Work to do
Copy exactly the block of lines between the one containing "Recreate this image as a Python script that uses matplotlib." and the one containing "from matplotlib.ticker import", inclusive.

Start of Given records

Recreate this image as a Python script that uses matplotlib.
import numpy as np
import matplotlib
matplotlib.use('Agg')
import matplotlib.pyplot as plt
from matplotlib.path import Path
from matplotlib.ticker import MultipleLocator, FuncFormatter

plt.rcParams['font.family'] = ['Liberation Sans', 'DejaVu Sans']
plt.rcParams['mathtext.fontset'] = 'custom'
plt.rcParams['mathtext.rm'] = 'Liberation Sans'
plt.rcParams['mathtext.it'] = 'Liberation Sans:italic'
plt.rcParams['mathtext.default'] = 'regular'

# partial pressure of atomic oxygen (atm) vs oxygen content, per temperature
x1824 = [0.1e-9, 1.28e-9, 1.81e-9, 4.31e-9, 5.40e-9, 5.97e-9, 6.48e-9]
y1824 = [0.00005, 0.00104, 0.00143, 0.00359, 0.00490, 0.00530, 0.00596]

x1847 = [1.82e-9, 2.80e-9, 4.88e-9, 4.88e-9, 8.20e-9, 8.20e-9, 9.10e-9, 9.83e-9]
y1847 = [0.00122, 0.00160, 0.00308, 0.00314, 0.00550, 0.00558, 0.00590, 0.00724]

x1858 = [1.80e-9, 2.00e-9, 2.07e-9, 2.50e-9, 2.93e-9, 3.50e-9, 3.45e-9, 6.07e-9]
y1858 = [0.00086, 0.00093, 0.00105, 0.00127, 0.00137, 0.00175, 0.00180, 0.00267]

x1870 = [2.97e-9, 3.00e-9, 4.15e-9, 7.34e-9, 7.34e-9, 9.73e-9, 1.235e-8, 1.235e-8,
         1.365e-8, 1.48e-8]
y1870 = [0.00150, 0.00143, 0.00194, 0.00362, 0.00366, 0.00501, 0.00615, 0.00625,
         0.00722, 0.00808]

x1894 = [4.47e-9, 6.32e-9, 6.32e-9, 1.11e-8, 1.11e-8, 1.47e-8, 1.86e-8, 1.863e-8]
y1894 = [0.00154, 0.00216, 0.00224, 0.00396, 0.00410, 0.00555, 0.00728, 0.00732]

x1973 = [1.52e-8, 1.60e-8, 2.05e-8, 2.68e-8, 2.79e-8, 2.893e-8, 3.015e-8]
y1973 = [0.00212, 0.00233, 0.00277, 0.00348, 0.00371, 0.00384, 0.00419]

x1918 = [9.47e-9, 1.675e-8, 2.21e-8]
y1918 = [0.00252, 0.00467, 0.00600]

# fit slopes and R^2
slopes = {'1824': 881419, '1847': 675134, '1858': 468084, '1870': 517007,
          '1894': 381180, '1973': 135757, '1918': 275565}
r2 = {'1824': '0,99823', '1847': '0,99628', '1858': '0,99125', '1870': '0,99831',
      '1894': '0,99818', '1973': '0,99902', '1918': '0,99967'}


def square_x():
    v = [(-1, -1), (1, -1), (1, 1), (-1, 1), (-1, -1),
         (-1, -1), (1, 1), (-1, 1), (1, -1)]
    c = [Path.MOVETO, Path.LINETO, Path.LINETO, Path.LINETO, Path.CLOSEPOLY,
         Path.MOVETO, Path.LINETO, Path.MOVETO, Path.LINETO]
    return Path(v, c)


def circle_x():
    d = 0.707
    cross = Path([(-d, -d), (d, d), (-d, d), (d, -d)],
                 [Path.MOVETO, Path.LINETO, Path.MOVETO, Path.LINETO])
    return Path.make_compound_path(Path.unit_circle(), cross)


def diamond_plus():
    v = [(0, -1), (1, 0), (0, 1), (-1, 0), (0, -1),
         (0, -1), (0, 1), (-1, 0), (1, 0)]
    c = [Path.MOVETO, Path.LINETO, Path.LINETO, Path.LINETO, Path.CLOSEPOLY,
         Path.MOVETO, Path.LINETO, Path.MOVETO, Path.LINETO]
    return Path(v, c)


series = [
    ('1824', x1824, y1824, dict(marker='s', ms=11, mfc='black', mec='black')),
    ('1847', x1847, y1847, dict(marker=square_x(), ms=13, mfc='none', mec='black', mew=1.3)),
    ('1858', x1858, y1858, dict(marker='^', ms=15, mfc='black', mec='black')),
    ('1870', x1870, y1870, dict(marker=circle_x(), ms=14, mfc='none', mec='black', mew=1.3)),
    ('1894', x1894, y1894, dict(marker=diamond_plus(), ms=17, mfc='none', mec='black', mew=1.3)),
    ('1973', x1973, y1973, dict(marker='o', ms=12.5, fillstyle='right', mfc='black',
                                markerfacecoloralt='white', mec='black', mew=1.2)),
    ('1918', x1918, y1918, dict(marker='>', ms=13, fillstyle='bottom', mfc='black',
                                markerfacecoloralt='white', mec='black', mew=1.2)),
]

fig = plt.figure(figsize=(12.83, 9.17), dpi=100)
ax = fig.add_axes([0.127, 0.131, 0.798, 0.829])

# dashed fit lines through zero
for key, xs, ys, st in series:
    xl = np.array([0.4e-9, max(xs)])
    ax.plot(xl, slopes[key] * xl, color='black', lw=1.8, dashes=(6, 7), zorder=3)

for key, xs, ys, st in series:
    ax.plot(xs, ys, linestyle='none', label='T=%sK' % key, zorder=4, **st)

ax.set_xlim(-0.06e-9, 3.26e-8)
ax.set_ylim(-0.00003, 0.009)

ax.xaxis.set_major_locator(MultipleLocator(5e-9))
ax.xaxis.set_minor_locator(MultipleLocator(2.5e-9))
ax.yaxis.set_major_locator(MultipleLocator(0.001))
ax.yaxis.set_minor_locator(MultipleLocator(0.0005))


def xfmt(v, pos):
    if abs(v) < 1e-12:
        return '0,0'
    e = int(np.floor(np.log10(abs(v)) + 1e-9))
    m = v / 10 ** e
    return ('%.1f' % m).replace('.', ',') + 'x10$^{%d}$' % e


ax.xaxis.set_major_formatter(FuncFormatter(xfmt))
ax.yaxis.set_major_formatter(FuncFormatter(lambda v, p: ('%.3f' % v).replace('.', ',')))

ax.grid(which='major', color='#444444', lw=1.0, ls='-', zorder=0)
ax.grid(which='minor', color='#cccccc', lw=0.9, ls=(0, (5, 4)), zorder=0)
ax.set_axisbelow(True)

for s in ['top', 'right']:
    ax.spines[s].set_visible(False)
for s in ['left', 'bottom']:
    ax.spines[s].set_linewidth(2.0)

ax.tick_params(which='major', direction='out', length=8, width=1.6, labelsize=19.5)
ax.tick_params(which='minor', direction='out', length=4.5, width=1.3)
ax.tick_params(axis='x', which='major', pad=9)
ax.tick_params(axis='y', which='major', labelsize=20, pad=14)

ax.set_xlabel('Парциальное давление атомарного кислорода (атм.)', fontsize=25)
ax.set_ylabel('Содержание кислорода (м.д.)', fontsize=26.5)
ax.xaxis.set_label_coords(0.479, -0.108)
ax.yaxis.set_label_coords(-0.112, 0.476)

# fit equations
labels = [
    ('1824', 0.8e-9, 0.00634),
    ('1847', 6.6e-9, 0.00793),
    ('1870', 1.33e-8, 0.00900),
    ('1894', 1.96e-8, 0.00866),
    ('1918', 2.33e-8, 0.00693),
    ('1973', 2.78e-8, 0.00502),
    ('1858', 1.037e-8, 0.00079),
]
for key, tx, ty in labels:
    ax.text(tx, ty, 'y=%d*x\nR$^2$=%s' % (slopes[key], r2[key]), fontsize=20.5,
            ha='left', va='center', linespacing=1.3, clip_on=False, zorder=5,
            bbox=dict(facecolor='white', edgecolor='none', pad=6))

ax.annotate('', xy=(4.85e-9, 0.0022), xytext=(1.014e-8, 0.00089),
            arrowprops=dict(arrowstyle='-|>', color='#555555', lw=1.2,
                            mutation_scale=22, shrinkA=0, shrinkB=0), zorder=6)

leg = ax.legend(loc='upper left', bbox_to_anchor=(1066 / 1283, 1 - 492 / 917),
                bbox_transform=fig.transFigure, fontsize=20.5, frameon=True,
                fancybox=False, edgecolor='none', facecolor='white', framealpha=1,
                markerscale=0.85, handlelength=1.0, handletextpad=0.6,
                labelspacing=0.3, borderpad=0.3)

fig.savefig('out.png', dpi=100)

End of Given records
Start of Given records

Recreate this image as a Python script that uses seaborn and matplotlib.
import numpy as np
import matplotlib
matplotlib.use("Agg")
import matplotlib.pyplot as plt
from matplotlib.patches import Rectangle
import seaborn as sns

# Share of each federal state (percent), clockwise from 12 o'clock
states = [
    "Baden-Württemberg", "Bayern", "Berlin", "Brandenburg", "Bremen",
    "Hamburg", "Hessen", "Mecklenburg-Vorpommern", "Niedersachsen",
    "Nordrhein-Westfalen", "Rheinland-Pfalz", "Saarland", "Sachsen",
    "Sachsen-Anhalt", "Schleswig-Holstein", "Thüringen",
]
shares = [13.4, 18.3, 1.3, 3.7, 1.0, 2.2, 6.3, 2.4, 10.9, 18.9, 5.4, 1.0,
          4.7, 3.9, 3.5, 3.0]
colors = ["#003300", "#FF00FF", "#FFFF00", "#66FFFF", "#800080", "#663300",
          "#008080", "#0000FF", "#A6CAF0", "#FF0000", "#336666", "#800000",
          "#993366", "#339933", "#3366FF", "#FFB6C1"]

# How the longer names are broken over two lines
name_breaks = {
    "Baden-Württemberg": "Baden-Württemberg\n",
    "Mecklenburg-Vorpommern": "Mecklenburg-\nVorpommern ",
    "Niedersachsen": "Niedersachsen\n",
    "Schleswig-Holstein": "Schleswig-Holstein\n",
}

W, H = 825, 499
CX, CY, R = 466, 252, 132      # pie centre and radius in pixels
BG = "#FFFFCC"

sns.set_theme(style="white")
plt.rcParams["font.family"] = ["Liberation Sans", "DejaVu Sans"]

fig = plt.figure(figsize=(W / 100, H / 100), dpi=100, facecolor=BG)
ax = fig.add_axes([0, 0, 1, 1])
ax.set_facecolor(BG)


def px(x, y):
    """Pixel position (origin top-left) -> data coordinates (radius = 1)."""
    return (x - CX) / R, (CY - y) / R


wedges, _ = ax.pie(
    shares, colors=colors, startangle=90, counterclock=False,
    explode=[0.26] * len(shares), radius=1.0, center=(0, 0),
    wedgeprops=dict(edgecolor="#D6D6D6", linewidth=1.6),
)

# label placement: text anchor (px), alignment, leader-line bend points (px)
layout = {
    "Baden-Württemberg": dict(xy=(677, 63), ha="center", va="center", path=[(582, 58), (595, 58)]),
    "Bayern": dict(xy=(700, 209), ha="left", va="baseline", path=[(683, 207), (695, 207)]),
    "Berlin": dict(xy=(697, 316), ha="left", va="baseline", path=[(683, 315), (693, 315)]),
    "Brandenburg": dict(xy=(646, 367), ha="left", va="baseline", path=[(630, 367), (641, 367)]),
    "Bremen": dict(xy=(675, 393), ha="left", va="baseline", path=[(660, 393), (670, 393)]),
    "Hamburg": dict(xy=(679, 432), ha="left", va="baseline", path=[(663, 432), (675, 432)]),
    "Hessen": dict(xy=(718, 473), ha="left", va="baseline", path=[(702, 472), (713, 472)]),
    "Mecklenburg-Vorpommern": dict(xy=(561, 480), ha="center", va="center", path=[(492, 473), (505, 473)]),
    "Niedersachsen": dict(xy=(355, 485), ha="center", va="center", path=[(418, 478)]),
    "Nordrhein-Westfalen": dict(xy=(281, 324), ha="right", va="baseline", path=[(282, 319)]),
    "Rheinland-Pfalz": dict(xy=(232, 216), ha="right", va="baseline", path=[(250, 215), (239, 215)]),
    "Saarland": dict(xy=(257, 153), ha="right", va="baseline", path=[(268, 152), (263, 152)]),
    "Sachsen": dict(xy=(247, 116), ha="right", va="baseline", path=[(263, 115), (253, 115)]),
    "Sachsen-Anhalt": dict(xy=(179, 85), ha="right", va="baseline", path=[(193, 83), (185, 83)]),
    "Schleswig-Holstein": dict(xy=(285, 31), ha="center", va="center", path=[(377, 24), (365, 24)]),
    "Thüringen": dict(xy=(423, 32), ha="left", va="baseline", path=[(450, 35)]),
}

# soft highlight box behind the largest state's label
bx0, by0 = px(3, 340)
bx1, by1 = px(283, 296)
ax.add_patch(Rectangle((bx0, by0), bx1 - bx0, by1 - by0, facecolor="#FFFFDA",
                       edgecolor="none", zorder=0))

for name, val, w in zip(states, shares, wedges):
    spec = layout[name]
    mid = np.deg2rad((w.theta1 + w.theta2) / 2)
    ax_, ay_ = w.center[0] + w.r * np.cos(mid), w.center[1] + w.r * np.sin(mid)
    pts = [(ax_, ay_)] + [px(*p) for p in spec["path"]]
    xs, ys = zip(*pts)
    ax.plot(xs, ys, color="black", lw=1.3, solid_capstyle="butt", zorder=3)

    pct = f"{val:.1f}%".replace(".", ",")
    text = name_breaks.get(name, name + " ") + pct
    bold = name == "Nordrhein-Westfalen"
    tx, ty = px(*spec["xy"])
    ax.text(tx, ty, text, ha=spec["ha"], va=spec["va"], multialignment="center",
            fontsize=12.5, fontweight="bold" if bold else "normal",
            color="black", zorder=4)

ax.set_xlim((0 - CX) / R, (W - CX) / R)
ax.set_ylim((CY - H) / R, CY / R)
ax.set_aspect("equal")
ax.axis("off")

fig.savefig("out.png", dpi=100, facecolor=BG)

End of Given records

Task output
Recreate this image as a Python script that uses matplotlib.
import numpy as np
import matplotlib
matplotlib.use('Agg')
import matplotlib.pyplot as plt
from matplotlib.path import Path
from matplotlib.ticker import MultipleLocator, FuncFormatter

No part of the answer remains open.